A ce propos, il n’a toujours pas été répondu à la question : « finalement,
qui aime qui ? »
Considérons les duos de tentation du 2ème acte. Le duo Dorabella/Guglielmo
(il cor vi dono) est toute sensualité, et même s’il a quelquefois
des résonances équivoques quant aux sentiments des personnages, on sent
qu’il ne peut s’agir que d’un petit coup de folie, vite
passé, vite oublié, une belle aventure à se raconter pendant ses vieux
jours.
L’esprit du duo Ferrando/Fiordiligi (ed intanto…volgi a me)
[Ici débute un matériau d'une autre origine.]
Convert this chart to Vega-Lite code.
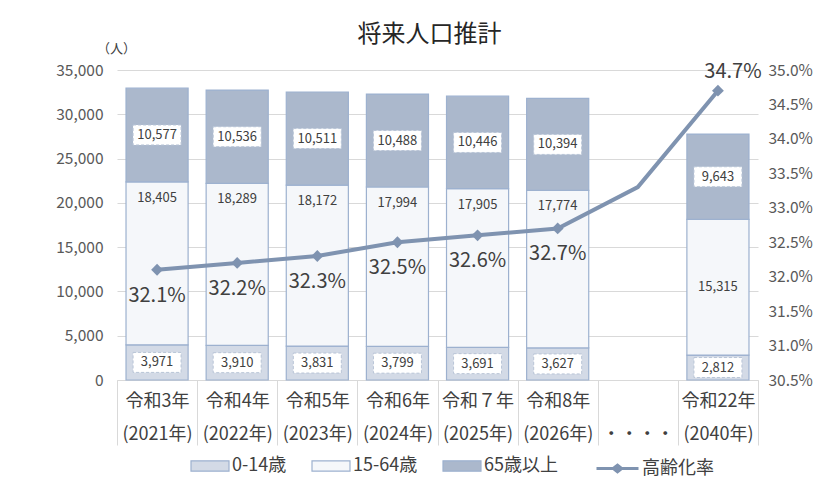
{
  "$schema": "https://vega.github.io/schema/vega-lite/v6.json",
  "width": 641,
  "height": 310,
  "autosize": "none",
  "padding": {"left": 117, "top": 70, "right": 75, "bottom": 106},
  "background": "white",
  "title": {"text": "将来人口推計", "fontSize": 24, "font": "Noto Sans CJK JP", "fontWeight": "normal", "color": "#262626", "offset": -5, "anchor": "middle", "dx": -8},
  "datasets": {
    "pop": [
      {"cat": "令和3年|(2021年)", "grp": "0-14歳", "value": 3971},
      {"cat": "令和3年|(2021年)", "grp": "15-64歳", "value": 18405},
      {"cat": "令和3年|(2021年)", "grp": "65歳以上", "value": 10577},
      {"cat": "令和4年|(2022年)", "grp": "0-14歳", "value": 3910},
      {"cat": "令和4年|(2022年)", "grp": "15-64歳", "value": 18289},
      {"cat": "令和4年|(2022年)", "grp": "65歳以上", "value": 10536},
      {"cat": "令和5年|(2023年)", "grp": "0-14歳", "value": 3831},
      {"cat": "令和5年|(2023年)", "grp": "15-64歳", "value": 18172},
      {"cat": "令和5年|(2023年)", "grp": "65歳以上", "value": 10511},
      {"cat": "令和6年|(2024年)", "grp": "0-14歳", "value": 3799},
      {"cat": "令和6年|(2024年)", "grp": "15-64歳", "value": 17994},
      {"cat": "令和6年|(2024年)", "grp": "65歳以上", "value": 10488},
      {"cat": "令和７年|(2025年)", "grp": "0-14歳", "value": 3691},
      {"cat": "令和７年|(2025年)", "grp": "15-64歳", "value": 17905},
      {"cat": "令和７年|(2025年)", "grp": "65歳以上", "value": 10446},
      {"cat": "令和8年|(2026年)", "grp": "0-14歳", "value": 3627},
      {"cat": "令和8年|(2026年)", "grp": "15-64歳", "value": 17774},
      {"cat": "令和8年|(2026年)", "grp": "65歳以上", "value": 10394},
      {"cat": "令和22年|(2040年)", "grp": "0-14歳", "value": 2812},
      {"cat": "令和22年|(2040年)", "grp": "15-64歳", "value": 15315},
      {"cat": "令和22年|(2040年)", "grp": "65歳以上", "value": 9643}
    ],
    "rate": [
      {"cat": "令和3年|(2021年)", "series": "高齢化率", "rate": 0.321},
      {"cat": "令和4年|(2022年)", "series": "高齢化率", "rate": 0.322},
      {"cat": "令和5年|(2023年)", "series": "高齢化率", "rate": 0.323},
      {"cat": "令和6年|(2024年)", "series": "高齢化率", "rate": 0.325},
      {"cat": "令和７年|(2025年)", "series": "高齢化率", "rate": 0.326},
      {"cat": "令和8年|(2026年)", "series": "高齢化率", "rate": 0.327},
      {"cat": " |・・・・", "series": "高齢化率", "rate": 0.333},
      {"cat": "令和22年|(2040年)", "series": "高齢化率", "rate": 0.347}
    ]
  },
  "encoding": {
    "x": {
      "field": "cat", "type": "nominal", "sort": null,
      "scale": {"domain": ["令和3年|(2021年)", "令和4年|(2022年)", "令和5年|(2023年)", "令和6年|(2024年)", "令和７年|(2025年)", "令和8年|(2026年)", " |・・・・", "令和22年|(2040年)"], "paddingInner": 0, "paddingOuter": 0},
      "axis": {"title": null, "labelAngle": 0, "labelExpr": "split(datum.label, '|')", "labelFontSize": 18, "labelColor": "#404040", "labelLineHeight": 33, "labelFont": "Noto Sans CJK JP", "domainColor": "#d9d9d9", "tickColor": "#d9d9d9", "tickSize": 65, "tickBand": "extent", "labelPadding": -53, "labelBaseline": "top", "labelOverlap": false, "labelLimit": 0}
    }
  },
  "layer": [
    {
      "data": {"name": "pop"},
      "layer": [
        {
          "mark": {"type": "bar", "width": {"band": 0.775}, "stroke": "#9db1cf", "strokeWidth": 1.2},
          "encoding": {
            "y": {"field": "value", "type": "quantitative", "stack": "zero",
              "scale": {"domain": [0, 35000], "nice": false},
              "axis": {"orient": "left", "title": "（人）", "titleAngle": 0, "titleX": -1, "titleY": -22, "titleAlign": "center", "titleBaseline": "middle", "titleFontSize": 13, "titleFontWeight": "normal", "titleColor": "#404040", "titleFont": "Noto Sans CJK JP", "grid": true, "gridColor": "#d9d9d9", "domain": false, "ticks": false, "values": [0, 5000, 10000, 15000, 20000, 25000, 30000, 35000], "labelExpr": "format(datum.value, ',')", "labelOverlap": false, "labelFontSize": 15.5, "labelColor": "#595959", "labelFont": "Noto Sans CJK JP", "labelPadding": 14}},
            "color": {"field": "grp", "type": "nominal",
              "scale": {"domain": ["0-14歳", "15-64歳", "65歳以上"], "range": ["#d3dae6", "#f5f7fa", "#abb8cc"]},
              "legend": {"title": null, "orient": "none", "legendX": 73, "legendY": 376, "direction": "horizontal", "symbolType": "M-1,-0.27H1V0.27H-1Z", "symbolSize": 1444, "symbolStrokeColor": "#9db1cf", "symbolStrokeWidth": 1.2, "labelFontSize": 18, "labelColor": "#404040", "labelFont": "Noto Sans CJK JP", "labelOffset": 2, "columnPadding": 22, "padding": 0}},
            "order": {"field": "grp", "type": "nominal", "sort": "ascending"}
          }
        },
        {
          "mark": {"type": "point", "shape": "M-2.4,-1H2.4V1H-2.4Z", "filled": true, "fill": "white", "stroke": "#b8c4d6", "strokeWidth": 1, "strokeDash": [3, 2], "size": 400},
          "encoding": {
            "y": {"field": "value", "type": "quantitative", "stack": "zero", "bandPosition": 0.5},
            "detail": {"field": "grp"},
            "order": {"field": "grp", "type": "nominal", "sort": "ascending"},
            "opacity": {"condition": {"test": "datum.grp === '15-64歳'", "value": 0}, "value": 1}
          }
        },
        {
          "mark": {"type": "text", "fontSize": 13, "color": "#404040", "font": "Noto Sans CJK JP"},
          "encoding": {
            "y": {"field": "value", "type": "quantitative", "stack": "zero", "bandPosition": 0.5},
            "detail": {"field": "grp"},
            "order": {"field": "grp", "type": "nominal", "sort": "ascending"},
            "text": {"condition": {"test": "datum.grp === '15-64歳' && datum.cat !== '令和22年|(2040年)'", "value": ""}, "field": "value", "type": "quantitative", "format": ","}
          }
        },
        {
          "mark": {"type": "text", "fontSize": 13, "color": "#404040", "font": "Noto Sans CJK JP", "dy": 16},
          "encoding": {
            "y": {"field": "value", "type": "quantitative", "stack": "zero"},
            "detail": {"field": "grp"},
            "order": {"field": "grp", "type": "nominal", "sort": "ascending"},
            "text": {"condition": {"test": "datum.grp !== '15-64歳' || datum.cat === '令和22年|(2040年)'", "value": ""}, "field": "value", "type": "quantitative", "format": ","}
          }
        }
      ]
    },
    {
      "data": {"name": "rate"},
      "encoding": {
        "y": {"field": "rate", "type": "quantitative",
          "scale": {"domain": [0.305, 0.35], "nice": false, "zero": false},
          "axis": {"orient": "right", "title": null, "grid": false, "domain": false, "ticks": false, "values": [0.305, 0.31, 0.315, 0.32, 0.325, 0.33, 0.335, 0.34, 0.345, 0.35], "labelExpr": "format(datum.value, '.1%')", "labelOverlap": false, "labelFontSize": 15.5, "labelColor": "#595959", "labelFont": "Noto Sans CJK JP", "labelPadding": 10}}
      },
      "layer": [
        {
          "mark": {"type": "line", "strokeWidth": 4},
          "encoding": {
            "stroke": {"field": "series", "type": "nominal", "scale": {"range": ["#7f93b0"]},
              "legend": {"title": null, "orient": "none", "legendX": 478, "legendY": 376, "symbolType": "M-1,0H1M-0.2,0L0,-0.16L0.2,0L0,0.16Z", "symbolSize": 1764, "symbolStrokeWidth": 3, "symbolFillColor": "#7f93b0", "labelFontSize": 18, "labelColor": "#404040", "labelFont": "Noto Sans CJK JP", "labelOffset": 2, "padding": 0}}
          }
        },
        {
          "transform": [{"filter": "datum.cat !== ' |・・・・'"}],
          "mark": {"type": "point", "shape": "diamond", "filled": true, "color": "#7f93b0", "size": 140, "opacity": 1},
          "encoding": {}
        },
        {
          "transform": [{"filter": "datum.cat !== ' |・・・・' && datum.cat !== '令和22年|(2040年)'"}],
          "mark": {"type": "text", "fontSize": 20, "color": "#404040", "font": "Noto Sans CJK JP", "dy": 26},
          "encoding": {"text": {"field": "rate", "type": "quantitative", "format": ".1%"}}
        },
        {
          "transform": [{"filter": "datum.cat === '令和22年|(2040年)'"}],
          "mark": {"type": "text", "fontSize": 20, "color": "#404040", "font": "Noto Sans CJK JP", "dx": 15, "dy": -19},
          "encoding": {"text": {"field": "rate", "type": "quantitative", "format": ".1%"}}
        }
      ]
    }
  ],
  "resolve": {"scale": {"y": "independent"}},
  "config": {"view": {"stroke": null}, "font": "Noto Sans CJK JP", "axisY": {"labelOverlap": false}, "axisRight": {"labelOverlap": false}}
}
est tout autre. Pourtant, le texte n’est guère différent de celui
de n’importe quel autre duo d’opéra. Et c’est là que
le génie de Mozart éclate, car il va aller au-delà de ce que Da Ponte
nous dit avec les mots. Mozart à cet endroit, enrichit le livret uniquement
par la suggestion de la musique, et ce qui était mensonge devient sincérité.
Comment ne pas être transporté par la ferveur de cette musique, qui elle
seule, à cet instant, ne ment pas.
Elle seule ? Ferrando, au moins, ne peut pas être entièrement sincère.
N’oublions pas que ses amis sont cachés et l’observent, et
ça, il ne peut pas l’avoir oublié ! Alors ? Alors il est submergé
par la passion, emporté, pris à son propre jeu. Et tout ça finit très
mal.
On peut supposer que dans l’esprit de Mozart, la passion, ou plutôt
la transe passionnelle dans laquelle se rejoignent Fiordiligi et Ferrando
ne peut pas être l’amour vrai, car il est brisé. Et ce ne peut pas
être l’amour vrai non plus, car il repose sur le mensonge. Un amour
ne vaut rien sans loyauté réciproque.
Mais alors, si ni le marivaudage et la tendresse des nozze, ni le sexe
dans Don Giovanni, ni la passion de Cosi ne sont l’amour vrai, cela
veut-il dire que l’amour n’existe pas ?
Si ! dans son dernier ouvrage, Mozart nous dévoile enfin la clé de l’amour
idéal, qui est l’élévation commune, et dont le chemin nous est montré
par la dernière petite sœur de Fiordiligi, Pamina.